Extract the lines from the start through the line that holds "const xTicks = [1, 2, 3, 4, 5];", both included, omitting all images.

──────── SOURCE DATA

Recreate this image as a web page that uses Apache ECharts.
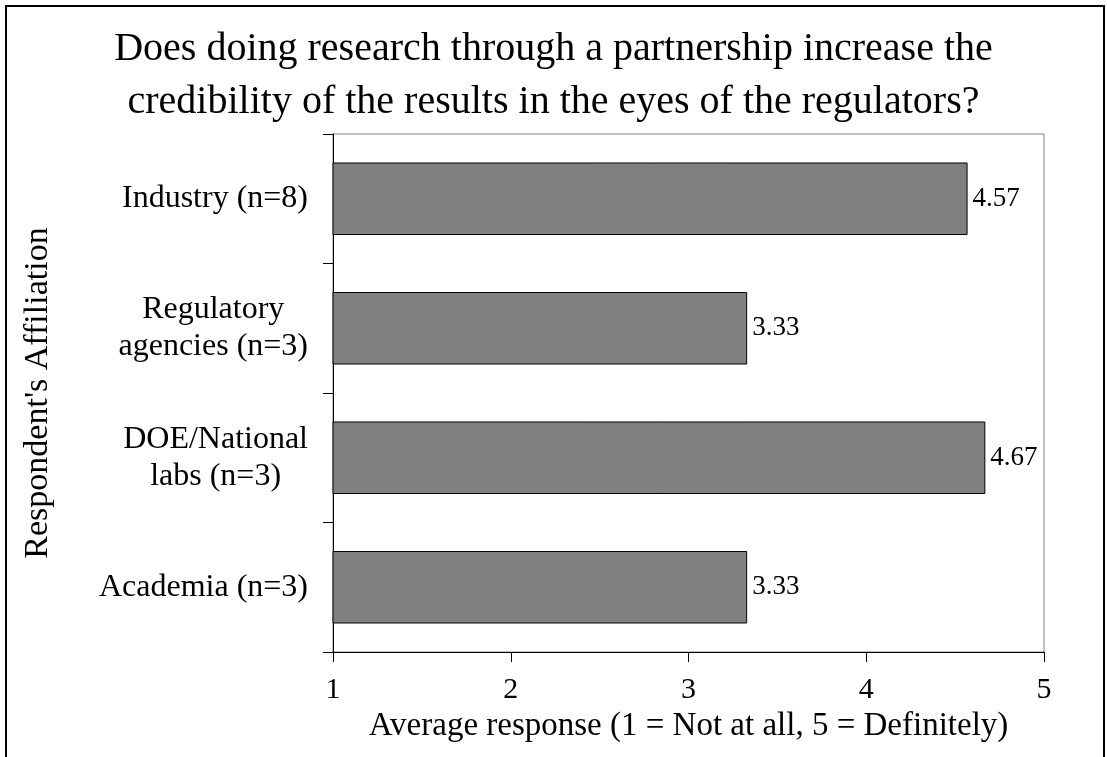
<!DOCTYPE html>
<html>
<head>
<meta charset="utf-8">
<style>
  html, body { margin: 0; padding: 0; background: #fff; }
  #chart { width: 1107px; height: 757px; }
</style>
<script src="https://cdn.jsdelivr.net/npm/echarts@6/dist/echarts.min.js"></script>
</head>
<body>
<div id="chart"></div>
<script>
// Survey answers: average response per respondent group (bottom to top)
const categories = ['Academia (n=3)', 'DOE/National\nlabs (n=3)', 'Regulatory\nagencies (n=3)', 'Industry (n=8)'];
const averages = [3.33, 4.67, 3.33, 4.57];
const xTicks = [1, 2, 3, 4, 5];

const titleText = 'Does doing research through a partnership increase the\ncredibility of the results in the eyes of the regulators?';
const xName = 'Average response (1 = Not at all, 5 = Definitely)';
const yName = "Respondent's Affiliation";

const serif = '"Liberation Serif", "Times New Roman", serif';

const chart = echarts.init(document.getElementById('chart'));
chart.setOption({
  backgroundColor: '#ffffff',
  animation: false,
  textStyle: { fontFamily: serif, color: '#000' },
  graphic: [{
    type: 'rect',
    shape: { x: 6, y: 6, width: 1098, height: 800 },
    style: { fill: 'none', stroke: '#000', lineWidth: 2 },
    silent: true
  }],
  title: {
    text: titleText,
    left: 'center',
    top: 18,
    textStyle: { fontFamily: serif, fontSize: 40, fontWeight: 'normal', color: '#000', lineHeight: 53 }
  },
  grid: {
    left: 333, right: 63, top: 134, bottom: 105,
    show: true, borderColor: '#808080', borderWidth: 1, backgroundColor: 'transparent'
  },
  xAxis: {
    type: 'value',
    min: xTicks[0],
    max: xTicks[xTicks.length - 1],
    interval: 1,
    name: xName,
    nameLocation: 'middle',
    nameGap: 56,
    nameTextStyle: { fontFamily: serif, fontSize: 33, color: '#000' },
    axisLine: { show: true, lineStyle: { color: '#000', width: 1 } },
    axisTick: { show: true, length: 10, lineStyle: { color: '#000' } },
    axisLabel: { fontFamily: serif, fontSize: 30, color: '#000', margin: 23 },
    splitLine: { show: false }
  },
  yAxis: {
    type: 'category',
    data: categories,
    name: yName,
    nameLocation: 'middle',
    nameRotate: 90,
    nameGap: 278,
    nameTextStyle: { fontFamily: serif, fontSize: 34, color: '#000' },
    axisLine: { show: true, lineStyle: { color: '#000', width: 1 } },
    axisTick: { show: true, length: 10, lineStyle: { color: '#000' } },
    axisLabel: {
      fontFamily: serif, fontSize: 32, color: '#000', margin: 25, lineHeight: 37,
      formatter: function (v) {
        return v.split('\n').map(function (line) { return '{c|' + line + '}'; }).join('\n');
      },
      rich: { c: { align: 'center', fontFamily: serif, fontSize: 32, lineHeight: 37, color: '#000' } }
    }
  },
  series: [{
    type: 'bar',
    data: averages,
    barWidth: '56%',
    itemStyle: { color: '#808080', borderColor: '#000', borderWidth: 1 },
    label: {
      show: true,
      position: 'right',
      distance: 5,
      fontFamily: serif,
      fontSize: 27,
      color: '#000',
      formatter: function (p) { return p.value.toFixed(2); }
    }
  }]
});
</script>
</body>
</html>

────────────────

▶ **TASK OUTPUT**:
Recreate this image as a web page that uses Apache ECharts.
<!DOCTYPE html>
<html>
<head>
<meta charset="utf-8">
<style>
  html, body { margin: 0; padding: 0; background: #fff; }
  #chart { width: 1107px; height: 757px; }
</style>
<script src="https://cdn.jsdelivr.net/npm/echarts@6/dist/echarts.min.js"></script>
</head>
<body>
<div id="chart"></div>
<script>
// Survey answers: average response per respondent group (bottom to top)
const categories = ['Academia (n=3)', 'DOE/National\nlabs (n=3)', 'Regulatory\nagencies (n=3)', 'Industry (n=8)'];
const averages = [3.33, 4.67, 3.33, 4.57];
const xTicks = [1, 2, 3, 4, 5];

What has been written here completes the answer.